- WHAT IS NEEDED: Quote all lines below exactly. Images stay out.

-----

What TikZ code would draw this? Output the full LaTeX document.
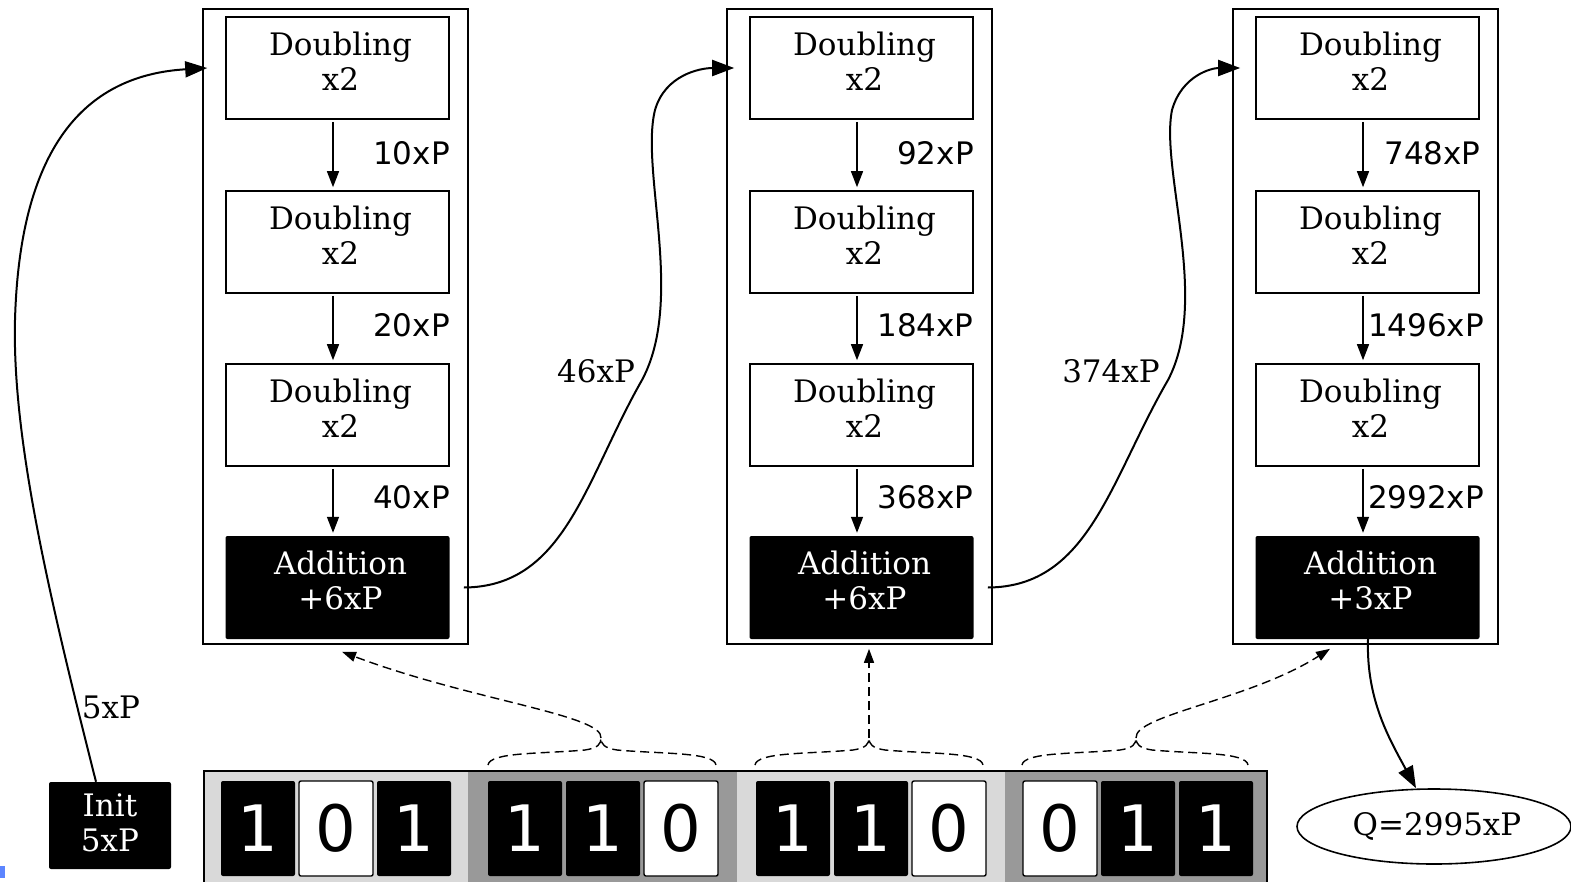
\documentclass[tikz,border=0pt]{standalone}
\usepackage{fontspec}
\newfontfamily\dvserif{DejaVu Serif}
\newfontfamily\dvsans{DejaVu Sans}
\usetikzlibrary{arrows.meta,shapes.geometric}
\definecolor{bandlight}{HTML}{D9D9D9}
\definecolor{banddark}{HTML}{999999}
\definecolor{marker}{HTML}{5C85FF}
% two centred lines, nudged a little to the right inside their box
\newcommand{\twolines}[2]{\hspace*{6pt}#1\\\hspace*{6pt}#2}
\tikzset{
  serif31/.style={font=\dvserif\fontsize{31}{35}\selectfont},
  sans31/.style={font=\dvsans\fontsize{31}{35}\selectfont},
  cluster/.style={draw, line width=1.6pt, fill=white, minimum width=265pt,
    minimum height=635pt, inner sep=0pt},
  dblbox/.style={serif31, draw, line width=1.6pt, minimum width=223pt,
    minimum height=102pt, inner sep=0pt, align=center, text depth=14pt},
  addbox/.style={serif31, fill=black, text=white, rounded corners=2pt,
    minimum width=224pt, minimum height=103pt, inner sep=0pt, align=center,
    text depth=14pt},
  initbox/.style={serif31, fill=black, text=white, rounded corners=2pt,
    minimum width=122pt, minimum height=87pt, inner sep=0pt, align=center,
    text depth=5pt},
  result/.style={serif31, draw, ellipse, line width=1.6pt, minimum width=274pt,
    minimum height=75pt, inner sep=0pt},
  steplbl/.style={sans31, inner sep=0pt},
  linklbl/.style={serif31, inner sep=0pt},
  flow/.style={line width=1.4pt, -{Triangle[length=16pt,width=12pt]}},
  link/.style={line width=2pt, -{Triangle[length=22pt,width=16pt]}},
  brace/.style={line width=1.4pt, dash pattern=on 9pt off 5pt},
  select/.style={brace, -{Triangle[length=14pt,width=10pt]}},
  bitone/.style={fill=black, text=white, rounded corners=2pt, minimum width=74pt,
    minimum height=95pt, inner sep=0pt, font=\dvsans\fontsize{64}{64}\selectfont},
  bitzero/.style={bitone, fill=white, text=black, draw, line width=1.4pt},
}
\begin{document}
\begin{tikzpicture}[x=1pt, y=-1pt]
\useasboundingbox (0,0) rectangle (1571,881);
\clip (0,0) rectangle (1571,881);

% corner marker
\fill[marker] (0,866) rectangle (5,878);

% ---- three processing columns ----
\node[cluster] (cont1) at (335.5,326.5) {};
\node[cluster] (cont2) at (859.5,326.5) {};
\node[cluster] (cont3) at (1365.5,326.5) {};

\foreach \c/\x in {1/337.5, 2/861.5, 3/1367.5} {
  \node[dblbox] (d\c1) at (\x,68)  {\twolines{Doubling}{x2}};
  \node[dblbox] (d\c2) at (\x,242) {\twolines{Doubling}{x2}};
  \node[dblbox] (d\c3) at (\x,415) {\twolines{Doubling}{x2}};
}
\node[addbox] (a1) at (337.5,587.5)  {\twolines{Addition}{+6xP}};
\node[addbox] (a2) at (861.5,587.5)  {\twolines{Addition}{+6xP}};
\node[addbox] (a3) at (1367.5,587.5) {\twolines{Addition}{+3xP}};

% doubling chains
\foreach \c in {1,2,3} {
  \draw[flow] ([xshift=-4.5pt,yshift=-2pt]d\c1.south) -- ([xshift=-4.5pt,yshift=3pt]d\c2.north);
  \draw[flow] ([xshift=-4.5pt,yshift=-2pt]d\c2.south) -- ([xshift=-4.5pt,yshift=3pt]d\c3.north);
  \draw[flow] ([xshift=-4.5pt,yshift=-2pt]d\c3.south) -- ([xshift=-4.5pt,yshift=3pt]a\c.north);
}
\node[steplbl] (l11) at (411.5,153) {10xP};
\node[steplbl] (l12) at (411.5,325) {20xP};
\node[steplbl] (l13) at (411.5,497) {40xP};
\node[steplbl] (l21) at (935.5,153) {92xP};
\node[steplbl] (l22) at (925.5,325) {184xP};
\node[steplbl] (l23) at (925.5,497) {368xP};
\node[steplbl] (l31) at (1432.5,153) {748xP};
\node[steplbl] (l32) at (1426,325) {1496xP};
\node[steplbl] (l33) at (1426,497) {2992xP};

% ---- start and result ----
\node[initbox] (init) at (110,825.5) {Init\\5xP};
\node[result] (q) at (1434,826.5) {\hspace*{6pt}Q=2995xP};

\coordinate (in1) at ([xshift=5pt]cont1.west |- d11.center);
\coordinate (in2) at ([xshift=8pt]cont2.west |- d21.center);
\coordinate (in3) at ([xshift=8pt]cont3.west |- d31.center);
\coordinate (out1) at ([xshift=-5pt]cont1.east |- a1.center);
\coordinate (out2) at ([xshift=-5pt]cont2.east |- a2.center);

\draw[link] ([xshift=-14pt]init.north) .. controls (50,600) and (12,440) .. (15,320)
  .. controls (20,140) and (90,75) .. (in1);
\node[linklbl] (l0) at (111,707) {5xP};

\draw[link] (out1) .. controls (565,587) and (585,480) .. (642,380)
  .. controls (685,300) and (640,170) .. (655,110)
  .. controls (665,75) and (700,68) .. (in2);
\node[linklbl] (lk1) at (596,371) {46xP};

\draw[link] (out2) .. controls (1089,587) and (1110,480) .. (1168,380)
  .. controls (1210,300) and (1160,170) .. (1172,110)
  .. controls (1182,75) and (1212,68) .. (in3);
\node[linklbl] (lk2) at (1111,371) {374xP};

\draw[link] ([xshift=0.5pt]a3.south) .. controls (1366,700) and (1390,740) .. ([xshift=-18pt]q.north);

% ---- scalar bits ----
\fill[bandlight] (204,771) rectangle (468,900);
\fill[banddark]  (468,771) rectangle (737,900);
\fill[bandlight] (737,771) rectangle (1005,900);
\fill[banddark]  (1005,771) rectangle (1267,900);
\draw[line width=1.6pt] (204,900) -- (204,771) -- (1267,771) -- (1267,900);

\foreach \n/\x/\b in {1/258/1, 2/336/0, 3/414/1,
                      4/525/1, 5/603/1, 6/681/0,
                      7/793/1, 8/871/1, 9/949/0,
                      10/1060/0, 11/1138/1, 12/1216/1} {
  \ifnum\b=1
    \node[bitone] (b\n) at (\x,828.5) {1};
  \else
    \node[bitzero] (b\n) at (\x,828.5) {0};
  \fi
}

% window braces and their selections
\coordinate (t2) at (601,738);
\coordinate (t3) at (869,738);
\coordinate (t4) at (1136,738);
\draw[brace] (488,765) .. controls (490,752) and (540,754) .. (585,750)
  .. controls (598,748) and (601,744) .. (t2)
  .. controls (601,744) and (604,748) .. (617,750)
  .. controls (662,754) and (714,752) .. (716,765);
\draw[brace] (755,765) .. controls (757,752) and (808,754) .. (853,750)
  .. controls (866,748) and (869,744) .. (t3)
  .. controls (869,744) and (872,748) .. (885,750)
  .. controls (930,754) and (981,752) .. (983,765);
\draw[brace] (1022,765) .. controls (1024,752) and (1075,754) .. (1120,750)
  .. controls (1133,748) and (1136,744) .. (t4)
  .. controls (1136,744) and (1139,748) .. (1152,750)
  .. controls (1197,754) and (1246,752) .. (1248,765);

\draw[select] (t2) .. controls (604,715) and (470,700) .. ([xshift=6.5pt,yshift=-7pt]cont1.south);
\draw[select] (t3) -- ([xshift=9.5pt,yshift=-4pt]cont2.south);
\draw[select] (t4) .. controls (1134,715) and (1250,700) .. ([xshift=-35.5pt,yshift=-4pt]cont3.south);
\end{tikzpicture}
\end{document}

-----

- ANSWER FOR THE TASK:
What TikZ code would draw this? Output the full LaTeX document.
\documentclass[tikz,border=0pt]{standalone}
\usepackage{fontspec}
\newfontfamily\dvserif{DejaVu Serif}
\newfontfamily\dvsans{DejaVu Sans}
\usetikzlibrary{arrows.meta,shapes.geometric}
\definecolor{bandlight}{HTML}{D9D9D9}
\definecolor{banddark}{HTML}{999999}
\definecolor{marker}{HTML}{5C85FF}
% two centred lines, nudged a little to the right inside their box
\newcommand{\twolines}[2]{\hspace*{6pt}#1\\\hspace*{6pt}#2}
\tikzset{
  serif31/.style={font=\dvserif\fontsize{31}{35}\selectfont},
  sans31/.style={font=\dvsans\fontsize{31}{35}\selectfont},
  cluster/.style={draw, line width=1.6pt, fill=white, minimum width=265pt,
    minimum height=635pt, inner sep=0pt},
  dblbox/.style={serif31, draw, line width=1.6pt, minimum width=223pt,
    minimum height=102pt, inner sep=0pt, align=center, text depth=14pt},
  addbox/.style={serif31, fill=black, text=white, rounded corners=2pt,
    minimum width=224pt, minimum height=103pt, inner sep=0pt, align=center,
    text depth=14pt},
  initbox/.style={serif31, fill=black, text=white, rounded corners=2pt,
    minimum width=122pt, minimum height=87pt, inner sep=0pt, align=center,
    text depth=5pt},
  result/.style={serif31, draw, ellipse, line width=1.6pt, minimum width=274pt,
    minimum height=75pt, inner sep=0pt},
  steplbl/.style={sans31, inner sep=0pt},
  linklbl/.style={serif31, inner sep=0pt},
  flow/.style={line width=1.4pt, -{Triangle[length=16pt,width=12pt]}},
  link/.style={line width=2pt, -{Triangle[length=22pt,width=16pt]}},
  brace/.style={line width=1.4pt, dash pattern=on 9pt off 5pt},
  select/.style={brace, -{Triangle[length=14pt,width=10pt]}},
  bitone/.style={fill=black, text=white, rounded corners=2pt, minimum width=74pt,
    minimum height=95pt, inner sep=0pt, font=\dvsans\fontsize{64}{64}\selectfont},
  bitzero/.style={bitone, fill=white, text=black, draw, line width=1.4pt},
}
\begin{document}
\begin{tikzpicture}[x=1pt, y=-1pt]
\useasboundingbox (0,0) rectangle (1571,881);
\clip (0,0) rectangle (1571,881);

% corner marker
\fill[marker] (0,866) rectangle (5,878);

% ---- three processing columns ----
\node[cluster] (cont1) at (335.5,326.5) {};
\node[cluster] (cont2) at (859.5,326.5) {};
\node[cluster] (cont3) at (1365.5,326.5) {};

\foreach \c/\x in {1/337.5, 2/861.5, 3/1367.5} {
  \node[dblbox] (d\c1) at (\x,68)  {\twolines{Doubling}{x2}};
  \node[dblbox] (d\c2) at (\x,242) {\twolines{Doubling}{x2}};
  \node[dblbox] (d\c3) at (\x,415) {\twolines{Doubling}{x2}};
}
\node[addbox] (a1) at (337.5,587.5)  {\twolines{Addition}{+6xP}};
\node[addbox] (a2) at (861.5,587.5)  {\twolines{Addition}{+6xP}};
\node[addbox] (a3) at (1367.5,587.5) {\twolines{Addition}{+3xP}};

% doubling chains
\foreach \c in {1,2,3} {
  \draw[flow] ([xshift=-4.5pt,yshift=-2pt]d\c1.south) -- ([xshift=-4.5pt,yshift=3pt]d\c2.north);
  \draw[flow] ([xshift=-4.5pt,yshift=-2pt]d\c2.south) -- ([xshift=-4.5pt,yshift=3pt]d\c3.north);
  \draw[flow] ([xshift=-4.5pt,yshift=-2pt]d\c3.south) -- ([xshift=-4.5pt,yshift=3pt]a\c.north);
}
\node[steplbl] (l11) at (411.5,153) {10xP};
\node[steplbl] (l12) at (411.5,325) {20xP};
\node[steplbl] (l13) at (411.5,497) {40xP};
\node[steplbl] (l21) at (935.5,153) {92xP};
\node[steplbl] (l22) at (925.5,325) {184xP};
\node[steplbl] (l23) at (925.5,497) {368xP};
\node[steplbl] (l31) at (1432.5,153) {748xP};
\node[steplbl] (l32) at (1426,325) {1496xP};
\node[steplbl] (l33) at (1426,497) {2992xP};

% ---- start and result ----
\node[initbox] (init) at (110,825.5) {Init\\5xP};
\node[result] (q) at (1434,826.5) {\hspace*{6pt}Q=2995xP};

\coordinate (in1) at ([xshift=5pt]cont1.west |- d11.center);
\coordinate (in2) at ([xshift=8pt]cont2.west |- d21.center);
\coordinate (in3) at ([xshift=8pt]cont3.west |- d31.center);
\coordinate (out1) at ([xshift=-5pt]cont1.east |- a1.center);
\coordinate (out2) at ([xshift=-5pt]cont2.east |- a2.center);

\draw[link] ([xshift=-14pt]init.north) .. controls (50,600) and (12,440) .. (15,320)
  .. controls (20,140) and (90,75) .. (in1);
\node[linklbl] (l0) at (111,707) {5xP};

\draw[link] (out1) .. controls (565,587) and (585,480) .. (642,380)
  .. controls (685,300) and (640,170) .. (655,110)
  .. controls (665,75) and (700,68) .. (in2);
\node[linklbl] (lk1) at (596,371) {46xP};

\draw[link] (out2) .. controls (1089,587) and (1110,480) .. (1168,380)
  .. controls (1210,300) and (1160,170) .. (1172,110)
  .. controls (1182,75) and (1212,68) .. (in3);
\node[linklbl] (lk2) at (1111,371) {374xP};

\draw[link] ([xshift=0.5pt]a3.south) .. controls (1366,700) and (1390,740) .. ([xshift=-18pt]q.north);

% ---- scalar bits ----
\fill[bandlight] (204,771) rectangle (468,900);
\fill[banddark]  (468,771) rectangle (737,900);
\fill[bandlight] (737,771) rectangle (1005,900);
\fill[banddark]  (1005,771) rectangle (1267,900);
\draw[line width=1.6pt] (204,900) -- (204,771) -- (1267,771) -- (1267,900);

\foreach \n/\x/\b in {1/258/1, 2/336/0, 3/414/1,
                      4/525/1, 5/603/1, 6/681/0,
                      7/793/1, 8/871/1, 9/949/0,
                      10/1060/0, 11/1138/1, 12/1216/1} {
  \ifnum\b=1
    \node[bitone] (b\n) at (\x,828.5) {1};
  \else
    \node[bitzero] (b\n) at (\x,828.5) {0};
  \fi
}

% window braces and their selections
\coordinate (t2) at (601,738);
\coordinate (t3) at (869,738);
\coordinate (t4) at (1136,738);
\draw[brace] (488,765) .. controls (490,752) and (540,754) .. (585,750)
  .. controls (598,748) and (601,744) .. (t2)
  .. controls (601,744) and (604,748) .. (617,750)
  .. controls (662,754) and (714,752) .. (716,765);
\draw[brace] (755,765) .. controls (757,752) and (808,754) .. (853,750)
  .. controls (866,748) and (869,744) .. (t3)
  .. controls (869,744) and (872,748) .. (885,750)
  .. controls (930,754) and (981,752) .. (983,765);
\draw[brace] (1022,765) .. controls (1024,752) and (1075,754) .. (1120,750)
  .. controls (1133,748) and (1136,744) .. (t4)
  .. controls (1136,744) and (1139,748) .. (1152,750)
  .. controls (1197,754) and (1246,752) .. (1248,765);

\draw[select] (t2) .. controls (604,715) and (470,700) .. ([xshift=6.5pt,yshift=-7pt]cont1.south);
\draw[select] (t3) -- ([xshift=9.5pt,yshift=-4pt]cont2.south);
\draw[select] (t4) .. controls (1134,715) and (1250,700) .. ([xshift=-35.5pt,yshift=-4pt]cont3.south);
\end{tikzpicture}
\end{document}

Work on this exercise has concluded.